I felt something, some part that was easier to grasp, maybe a few small sections of thread close to each other. What were those? No, it was a distraction. Those weren't in the right direction, weren't where I was looking. Earthward. Come on. I still couldn't actually use divination on Earth, not yet, because this was too different; whatever was overlapping my lutore, if anything, wasn't really the planar membrane. It was something else, maybe, that tether between the planes and the planar antipodes, but I couldn't use that.

I didn't need to.

I'd recovered my memories once, while building out my memory palace. I'd moved them here from my physical brain, but more than that I'd pulled them from the past to make sure they were as accurate as possible - there were limits without divination, since my brain simply didn't process things I wasn't paying attention to, but they were more accurate than most people's memories for sure. It had been easy, for the most part. This... this was harder, but it wasn't a big difference. I just needed to reach... right... here.

The divination room collapsed, dropping me into a hotel hallway that was shaking and cracking. Doors flew open, slid down the walls like liquid, divided like cells under a microscope. I felt the warmth draining out of me, and knew that this was taking way more mana than I had expected - I spared a thought to boot Katrin out and make my body croak the word 'mana' and sure enough an instant later she was dumping everything she had into me. The world stabilized, finally, and everything was still.

I walked over to a door and opened it, and there I was in Bill's kitchen stirring a pot of mac and cheese. I... still didn't remember this, not really, but the image was crisp. Small details changed if I looked away and back, but it felt as solid as any of my other memories for sure.

"The trick," I was saying, "is to steal the cheese powder from the boxes at the store. I know, I know, 'Calliope, stealing is wrong and I'm a mandated reporter so if you keep telling me these things I'll need to take you back to the police station where I found you."

"Not what 'mandated reporter' means," he sighed, "and I'm not taking you back."

"But the point is," I said, "they're small and easy to steal and then you can buy the cheap macaroni noodles by themselves and save a lot of money. And it also means you can do double cheese."

"A wonderful tip for those in need," he said, and then kissed me on the top of my head.
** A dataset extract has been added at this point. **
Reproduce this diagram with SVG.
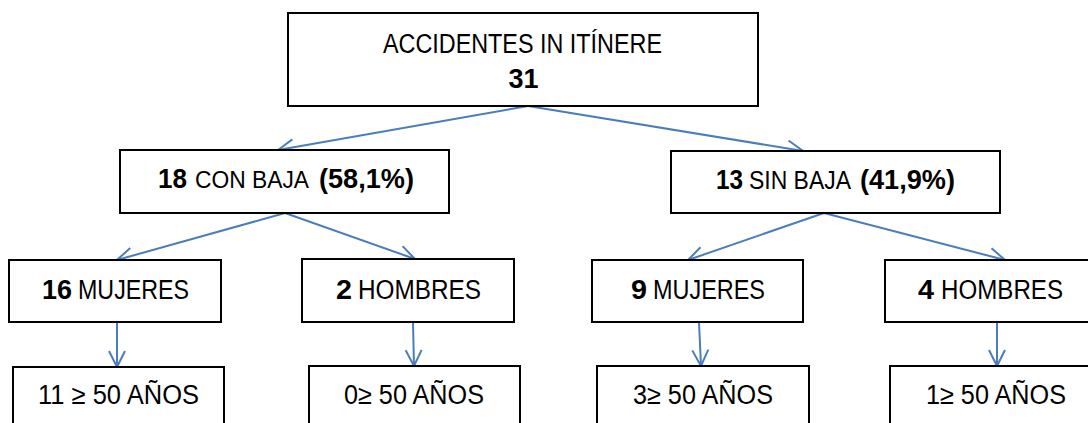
<svg xmlns="http://www.w3.org/2000/svg" width="1088" height="423" viewBox="0 0 1088 423">
<style>
.box{fill:#fff;stroke:#000;stroke-width:2}
.t{font-family:"Liberation Sans",Arial,sans-serif;font-size:27px;fill:#000;text-anchor:middle}
.s{font-family:"Liberation Sans",Arial,sans-serif;font-size:27px;fill:#000;text-anchor:start}
.b{font-weight:bold}
.c{fill:none;stroke:#4A7EBB;stroke-width:2;marker-end:url(#ah)}
</style>
<defs>
<marker id="ah" markerUnits="userSpaceOnUse" markerWidth="24" markerHeight="24" viewBox="-20 -12 24 24" refX="0" refY="0" orient="auto">
<path d="M-16,-8 L0,0 L-16,8" fill="none" stroke="#4A7EBB" stroke-width="2"/>
</marker>
</defs>
<rect width="1088" height="423" fill="#fff"/>
<g id="connectors">
<line class="c" x1="528" y1="106" x2="278" y2="150"/>
<line class="c" x1="528" y1="106" x2="803" y2="151"/>
<line class="c" x1="285" y1="213" x2="117" y2="260"/>
<line class="c" x1="285" y1="213" x2="415" y2="259"/>
<line class="c" x1="824" y1="213" x2="688" y2="260"/>
<line class="c" x1="824" y1="213" x2="1005" y2="260"/>
<line class="c" x1="117" y1="322" x2="117" y2="367"/>
<line class="c" x1="413" y1="322" x2="414" y2="366"/>
<line class="c" x1="699" y1="322" x2="701" y2="366"/>
<line class="c" x1="997" y1="322" x2="997" y2="366"/>
</g>
<g id="n-total">
<rect class="box" x="288" y="13" width="470" height="93"/>
<text class="t" x="522.5" y="53" textLength="279" lengthAdjust="spacingAndGlyphs">ACCIDENTES IN ITÍNERE</text>
<text class="t b" x="523.5" y="88">31</text>
</g>
<g id="n-con-baja">
<rect class="box" x="120" y="150" width="329" height="63"/>
<text class="s b" x="158" y="188" textLength="29" lengthAdjust="spacingAndGlyphs">18</text>
<text class="s" x="195" y="188" style="font-size:24.5px" textLength="114" lengthAdjust="spacingAndGlyphs">CON BAJA</text>
<text class="s b" x="319" y="188" textLength="95" lengthAdjust="spacingAndGlyphs">(58,1%)</text>
</g>
<g id="n-sin-baja">
<rect class="box" x="671" y="151" width="329" height="62"/>
<text class="s b" x="716" y="189" textLength="27" lengthAdjust="spacingAndGlyphs">13</text>
<text class="s" x="749" y="189" style="font-size:26px" textLength="102" lengthAdjust="spacingAndGlyphs">SIN BAJA</text>
<text class="s b" x="860" y="189" textLength="95" lengthAdjust="spacingAndGlyphs">(41,9%)</text>
</g>
<g id="n-con-mujeres">
<rect class="box" x="9" y="260" width="212" height="62"/>
<text class="s b" x="42" y="299" textLength="30" lengthAdjust="spacingAndGlyphs">16</text>
<text class="s" x="78" y="299" textLength="111" lengthAdjust="spacingAndGlyphs">MUJERES</text>
</g>
<g id="n-con-hombres">
<rect class="box" x="302" y="259" width="212" height="63"/>
<text class="s b" x="336" y="299" textLength="16" lengthAdjust="spacingAndGlyphs">2</text>
<text class="s" x="358" y="299" textLength="123" lengthAdjust="spacingAndGlyphs">HOMBRES</text>
</g>
<g id="n-sin-mujeres">
<rect class="box" x="592" y="260" width="211" height="62"/>
<text class="s b" x="631" y="299" textLength="16" lengthAdjust="spacingAndGlyphs">9</text>
<text class="s" x="653" y="299" textLength="112" lengthAdjust="spacingAndGlyphs">MUJERES</text>
</g>
<g id="n-sin-hombres">
<rect class="box" x="885" y="260" width="212" height="62"/>
<text class="s b" x="918" y="299" textLength="16" lengthAdjust="spacingAndGlyphs">4</text>
<text class="s" x="941" y="299" textLength="122" lengthAdjust="spacingAndGlyphs">HOMBRES</text>
</g>
<g id="n-con-mujeres-50">
<rect class="box" x="13" y="367" width="211" height="70"/>
<text class="t" x="118.5" y="404" textLength="161" lengthAdjust="spacingAndGlyphs">11 ≥ 50 AÑOS</text>
</g>
<g id="n-con-hombres-50">
<rect class="box" x="309" y="366" width="211" height="70"/>
<text class="t" x="414" y="404" textLength="140" lengthAdjust="spacingAndGlyphs">0≥ 50 AÑOS</text>
</g>
<g id="n-sin-mujeres-50">
<rect class="box" x="597" y="366" width="212" height="70"/>
<text class="t" x="703" y="404" textLength="140" lengthAdjust="spacingAndGlyphs">3≥ 50 AÑOS</text>
</g>
<g id="n-sin-hombres-50">
<rect class="box" x="890" y="366" width="212" height="70"/>
<text class="t" x="996" y="404" textLength="140" lengthAdjust="spacingAndGlyphs">1≥ 50 AÑOS</text>
</g>
</svg>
The memory froze, color draining out of everything but me and the cheese sauce that I was still stirring with a wooden spoon. Slowly the spoon stopped, and I saw myself instead place her hand against her chest. The memory wasn't being literal, for whatever reason - obviously the whole world didn't freeze - but I felt like I understood what I was watching. The memory started to feel like it was really mine, like I wasn't just watching a play, and I could remember that strange warm spark. This had been the first time, probably ever. Just... making cheap powdered mac and cheese with Bill in his kitchen.

I closed the door, and sat down on the floor for a moment. I'd done it, I'd gotten that stolen year back, but I was only now realizing that watching it all would just mean that - in a way - I'd be losing it all over. I could see myself being happy, building a family with Bill, but I knew how this story ended - with me back in a group home, all by myself.